Não é porque o Estatuto da Polícia Civil previu, em caráter subsidiário, a incidência das regras do Estatuto dos Servidores Públicos da União, que todos os dispositivos terão incidência, se contra a exegese, no caso concreto, milita a interpretação lógica do direito brasileiro, o qual não poderia ter conferido autonomia administrativa ao DF, mas, por outro lado, paradoxalmente, sujeitar a lotação de servidores distritais pelo Governador ou autoridades da Administração Pública do Distrito Federal à prévia autorização ou anuência do Presidente da Republica ou de Ministros de Estado, tese que desaguaria na mais completa desconformidade com o próprio texto constitucional quando, expressamente, firma que as Polícias Civil e Militar do DF estão subordinadas ao Chefe do Poder Executivo da pessoa política distrital (art. 144, § 6º, Constituição Federal de 1988).

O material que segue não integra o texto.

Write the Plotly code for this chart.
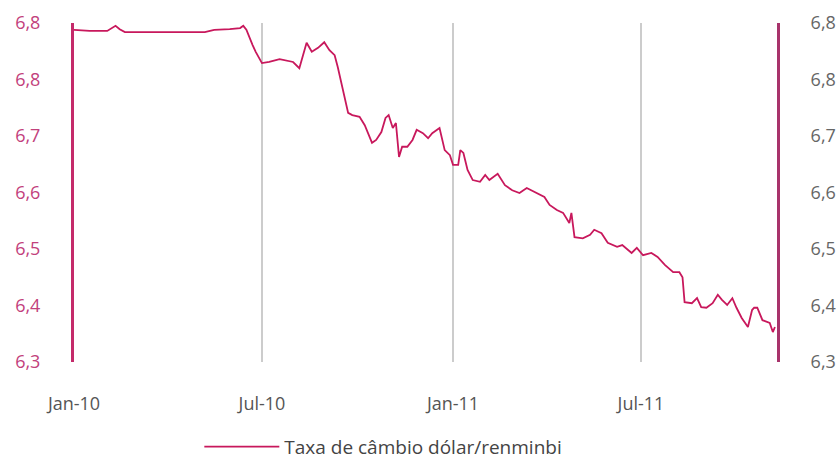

Nesse diapasão, não se pode abonar, logo, o entendimento firmado pela Controladoria-Geral ao oficiar à Polícia Civil para restituição dos valores repassados ao órgão policial distrital, por meio do Fundo Constitucional, ao fundamento de que o ônus pela cessão de policiais civis é do órgão cessionário, e não da União, com arrimo no § 1º do art. 93 [05] da Lei nº 8.112/90, porquanto o preceito normativo somente incide nos casos de cessão de servidores federais, o que não é o caso, já que se trata de servidores do Distrito Federal, os quais não foram cedidos pela União ao DF.
O fato de haver previsão de repasse de valores da União para compensar o DF por despesas efetuadas com a segurança pública em Brasília, sede da Administração dos três Poderes da União, não subtrai ao Distrito Federal o poder de alocar seu quadro de policiais de acordo com as necessidades administrativas próprias da entidade política distrital, a qual tem autonomia para decidir sobre a lotação de pessoal e mesmo o provimento de cargos comissionados no âmbito de seus quadros funcionais, seara em cujo contorno descabe ingerência federal, sob pena de ofensa ao princípio federativo.